Les oiseaux ont-ils besoin de leur odorat? Il a longtemps été pris pour acquis que leurs yeux suffisaient largement à trouver leur nourriture — en plus d’une capacité, pour certaines espèces, à détecter le champ magnétique terrestre pour s’orienter. Mais des études récentes remettent en doute cette idée.
Passant en revue une partie des génomes d’oiseaux qui ont été décodés ces dernières années, deux biologistes américains ont publié le 28 juin une étude identifiant plusieurs nouveaux gènes associés à des récepteurs olfactifs jusqu’ici inconnus, et présents chez des espèces allant du poulet à l’émeu en passant par les pipridés.
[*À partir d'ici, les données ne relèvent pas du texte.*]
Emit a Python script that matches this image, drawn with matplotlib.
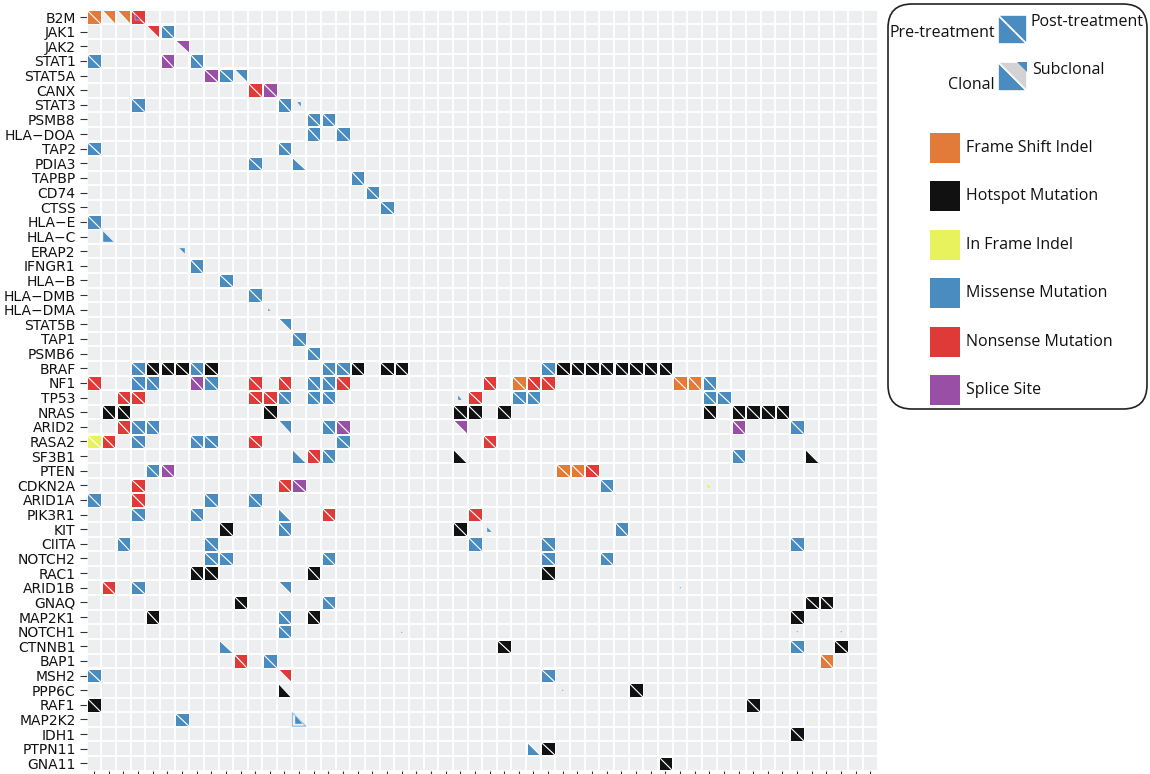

Qu’on retrouve les mêmes gènes chez des oiseaux aussi différents pourrait suggérer que l’origine de ces récepteurs remonte à un lointain ancêtre commun.
Par ailleurs, une étude plus modeste a démontré que la cigogne reconnaissait l’odeur de l’herbe fraîchement coupée —un atout, si vous êtes un oiseau qui recherche des vers. Les chercheurs ont observé un groupe de 70 cigognes à partir d’un petit avion volant en cercle pendant un printemps et un été. Répandre trois substances chimiques expulsées par de l’herbe fraîchement coupée au-dessus de champs qui n’avaient pas été coupés, a eu le même effet d’attirer les cigognes, ont-ils écrit le 18 juin dans la revue Scientific Reports.
La journaliste Elizabeth Pennisi rappelle dans la revue Science que le « dogme » des oiseaux qui n’ont pas d’odorat, ou en ont un qu’ils n’utilisent pas, remonte à 200 ans: le célèbre naturaliste américain John Audubon avait caché un corps de porc en décomposition, afin de voir s’il attirerait l’attention des vautours. Comme ceux-ci avaient volé au-dessus sans tenter de s’en approcher, il en avait déduit que seule leur vision était importante pour trouver leur nourriture. Et bien qu’on ait accumulé, depuis, beaucoup d’exemples comme quoi les oiseaux de proie utilisent bel et bien leur odorat, l’idée qu’ils l’utilisent peu, ou qu’il soit facultatif, est restée.
La génétique apportera sans doute beaucoup d’autres éléments de réponse, parce que c’est dès 2008 que d’autres chercheurs avaient en fait commencé à identifier des gènes de l’olfaction chez une dizaine d’espèces d’oiseaux, qui étaient toujours fonctionnels —au contraire de certains des nôtres. Le progrès des technologies de séquençage et l’accumulation des données depuis 2008 réservent peut-être d’autres surprises.